§ EXERCISE REQUIREMENTS:
Write the data out again, character for character, with no images.
## Begin MATERIAL FOR THIS TASK
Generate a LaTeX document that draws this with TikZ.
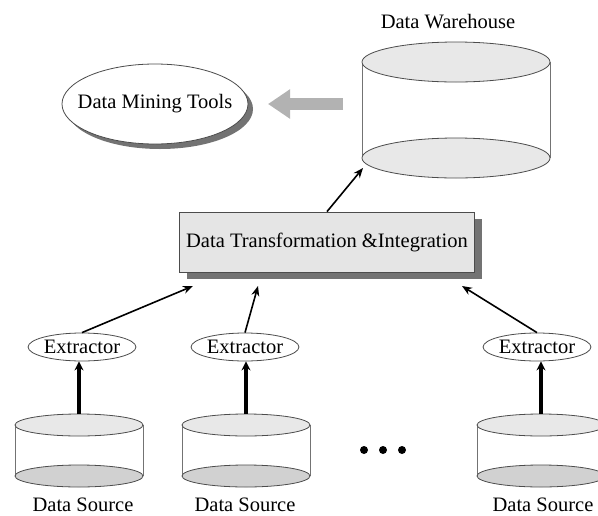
\documentclass[tikz,border=0pt]{standalone}
\usepackage{fontspec}
\setmainfont{Liberation Serif}
\usetikzlibrary{shapes.geometric,arrows.meta,shadows}

\tikzset{
  txt/.style={font=\fontsize{20.5}{24}\selectfont},
  extr/.style={ellipse, draw=black!70, line width=0.8pt, fill=white,
    minimum width=106pt, minimum height=28pt, inner sep=0pt, txt},
  link/.style={-{Stealth[length=10pt,width=8pt]}, line width=1.6pt},
  feed/.style={-{Stealth[length=9pt,width=9pt]}, line width=4pt},
  dbtop/.style={draw=black!70, line width=0.8pt, fill=black!9},
  dbbot/.style={draw=black!70, line width=0.8pt, fill=black!18}
}

% x, y top, y bottom, x radius, y radius, bottom fill
\newcommand{\dbdrum}[6]{%
  \fill[white] (#1-#4,#2) rectangle (#1+#4,#3);
  \draw[black!55, line width=0.7pt] (#1-#4,#2) -- (#1-#4,#3) (#1+#4,#2) -- (#1+#4,#3);
  \draw[dbbot, fill=#6] (#1,#3) ellipse [x radius=#4, y radius=#5];
  \draw[dbtop] (#1,#2) ellipse [x radius=#4, y radius=#5];
}

\begin{document}
\begin{tikzpicture}[x=1pt,y=-1pt]
\useasboundingbox (0,0) rectangle (598,515);

% warehouse
\dbdrum{456}{62}{158}{94}{20}{black!9}
\node[txt] (whlabel) at (448,22) {Data Warehouse};
\coordinate (wh) at (363,168);

% mining tools
\node[ellipse, draw=black!70, line width=0.8pt, fill=white,
  minimum width=186pt, minimum height=80pt, inner sep=0pt,
  drop shadow={shadow xshift=5pt, shadow yshift=-5pt, fill=black!55, opacity=1}]
  (mine) at (155,104) {};
\node[txt] (minelabel) at (mine) {Data Mining Tools};
\coordinate (grtail) at (343,104);
\coordinate (grtip) at (268,104);
\draw[line width=12pt, black!30, -{Triangle[length=22pt,width=28pt]}] (grtail) -- (grtip);

% transformation
\node[draw=black!70, line width=0.8pt, fill=black!10, txt,
  minimum width=295pt, minimum height=60pt,
  drop shadow={shadow xshift=7pt, shadow yshift=-7pt, fill=black!55, opacity=1}]
  (trans) at (327,242) {Data Transformation \&Integration};
\draw[link] (trans.north) -- (wh);

\coordinate (t1) at (193,286);
\coordinate (t2) at (258,286);
\coordinate (t3) at (462,286);

% sources and extractors
\foreach \i/\x/\s in {1/79/83,2/246/245,3/541/543} {
  \dbdrum{\x}{425}{476}{64}{11}{black!18}
  \coordinate (ds\i) at (\x,414);
  \node[txt] (dsl\i) at (\s,505) {Data Source};
}
\foreach \i/\x in {1/82,2/245,3/537} {
  \node[extr] (ex\i) at (\x,347) {Extractor};
  \draw[link] (ex\i.north) -- (t\i);
  \draw[feed] (ds\i) -- (ds\i |- ex\i.south);
}

\foreach \x in {364,383,402}
  \fill (\x,450) circle (4);
\end{tikzpicture}
\end{document}
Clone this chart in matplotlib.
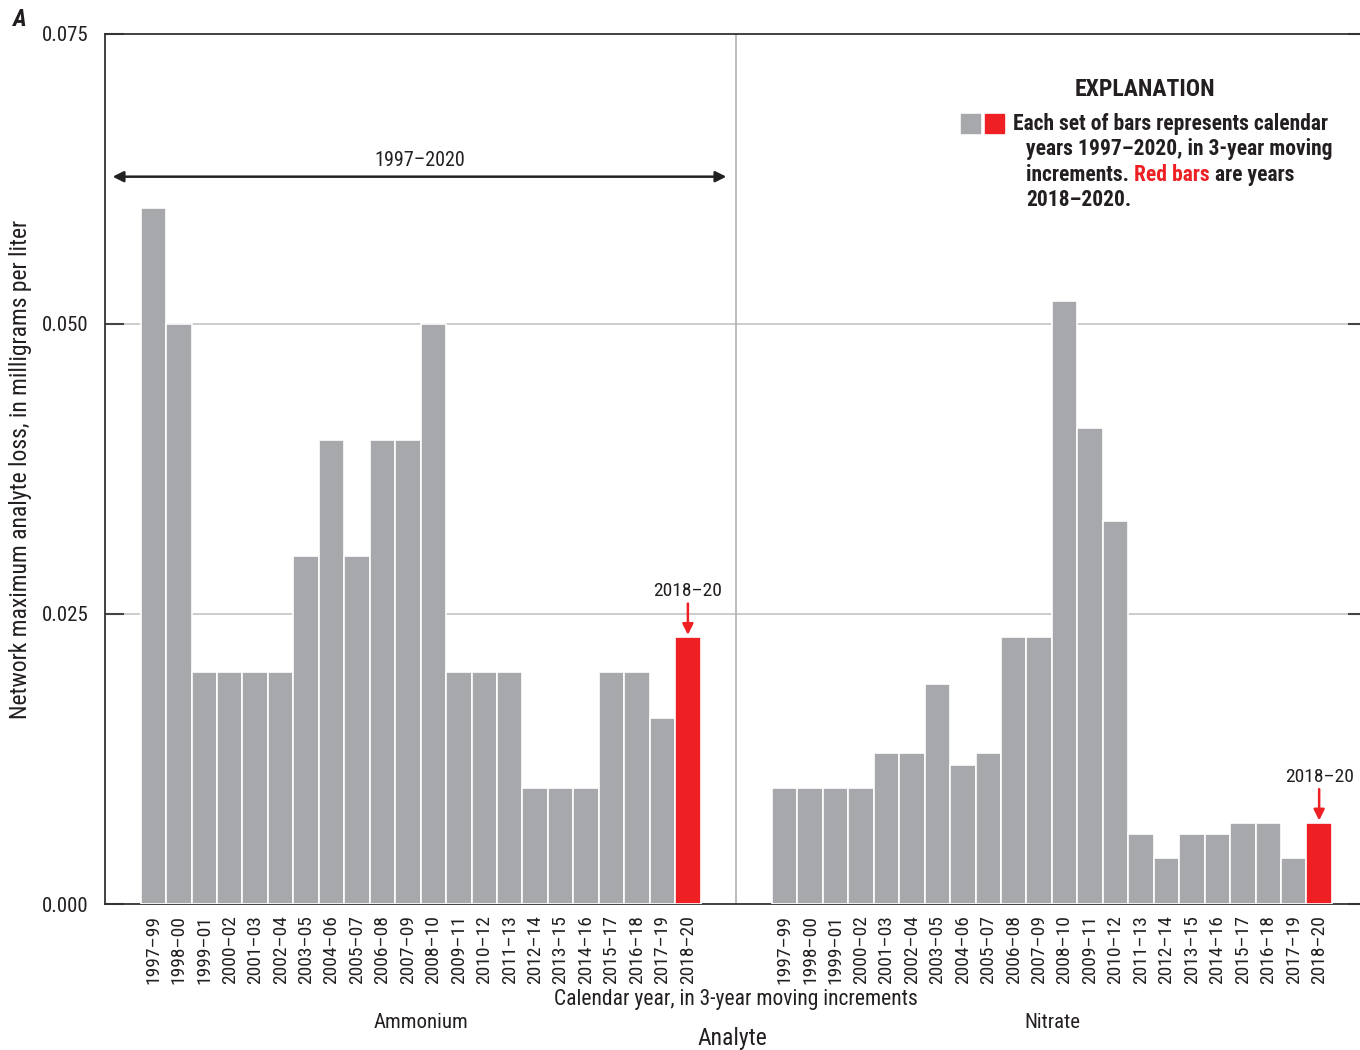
## End MATERIAL FOR THIS TASK
§ REPLY TO THE EXERCISE:
Generate a LaTeX document that draws this with TikZ.
\documentclass[tikz,border=0pt]{standalone}
\usepackage{fontspec}
\setmainfont{Liberation Serif}
\usetikzlibrary{shapes.geometric,arrows.meta,shadows}

\tikzset{
  txt/.style={font=\fontsize{20.5}{24}\selectfont},
  extr/.style={ellipse, draw=black!70, line width=0.8pt, fill=white,
    minimum width=106pt, minimum height=28pt, inner sep=0pt, txt},
  link/.style={-{Stealth[length=10pt,width=8pt]}, line width=1.6pt},
  feed/.style={-{Stealth[length=9pt,width=9pt]}, line width=4pt},
  dbtop/.style={draw=black!70, line width=0.8pt, fill=black!9},
  dbbot/.style={draw=black!70, line width=0.8pt, fill=black!18}
}

% x, y top, y bottom, x radius, y radius, bottom fill
\newcommand{\dbdrum}[6]{%
  \fill[white] (#1-#4,#2) rectangle (#1+#4,#3);
  \draw[black!55, line width=0.7pt] (#1-#4,#2) -- (#1-#4,#3) (#1+#4,#2) -- (#1+#4,#3);
  \draw[dbbot, fill=#6] (#1,#3) ellipse [x radius=#4, y radius=#5];
  \draw[dbtop] (#1,#2) ellipse [x radius=#4, y radius=#5];
}

\begin{document}
\begin{tikzpicture}[x=1pt,y=-1pt]
\useasboundingbox (0,0) rectangle (598,515);

% warehouse
\dbdrum{456}{62}{158}{94}{20}{black!9}
\node[txt] (whlabel) at (448,22) {Data Warehouse};
\coordinate (wh) at (363,168);

% mining tools
\node[ellipse, draw=black!70, line width=0.8pt, fill=white,
  minimum width=186pt, minimum height=80pt, inner sep=0pt,
  drop shadow={shadow xshift=5pt, shadow yshift=-5pt, fill=black!55, opacity=1}]
  (mine) at (155,104) {};
\node[txt] (minelabel) at (mine) {Data Mining Tools};
\coordinate (grtail) at (343,104);
\coordinate (grtip) at (268,104);
\draw[line width=12pt, black!30, -{Triangle[length=22pt,width=28pt]}] (grtail) -- (grtip);

% transformation
\node[draw=black!70, line width=0.8pt, fill=black!10, txt,
  minimum width=295pt, minimum height=60pt,
  drop shadow={shadow xshift=7pt, shadow yshift=-7pt, fill=black!55, opacity=1}]
  (trans) at (327,242) {Data Transformation \&Integration};
\draw[link] (trans.north) -- (wh);

\coordinate (t1) at (193,286);
\coordinate (t2) at (258,286);
\coordinate (t3) at (462,286);

% sources and extractors
\foreach \i/\x/\s in {1/79/83,2/246/245,3/541/543} {
  \dbdrum{\x}{425}{476}{64}{11}{black!18}
  \coordinate (ds\i) at (\x,414);
  \node[txt] (dsl\i) at (\s,505) {Data Source};
}
\foreach \i/\x in {1/82,2/245,3/537} {
  \node[extr] (ex\i) at (\x,347) {Extractor};
  \draw[link] (ex\i.north) -- (t\i);
  \draw[feed] (ds\i) -- (ds\i |- ex\i.south);
}

\foreach \x in {364,383,402}
  \fill (\x,450) circle (4);
\end{tikzpicture}
\end{document}
Clone this chart in matplotlib.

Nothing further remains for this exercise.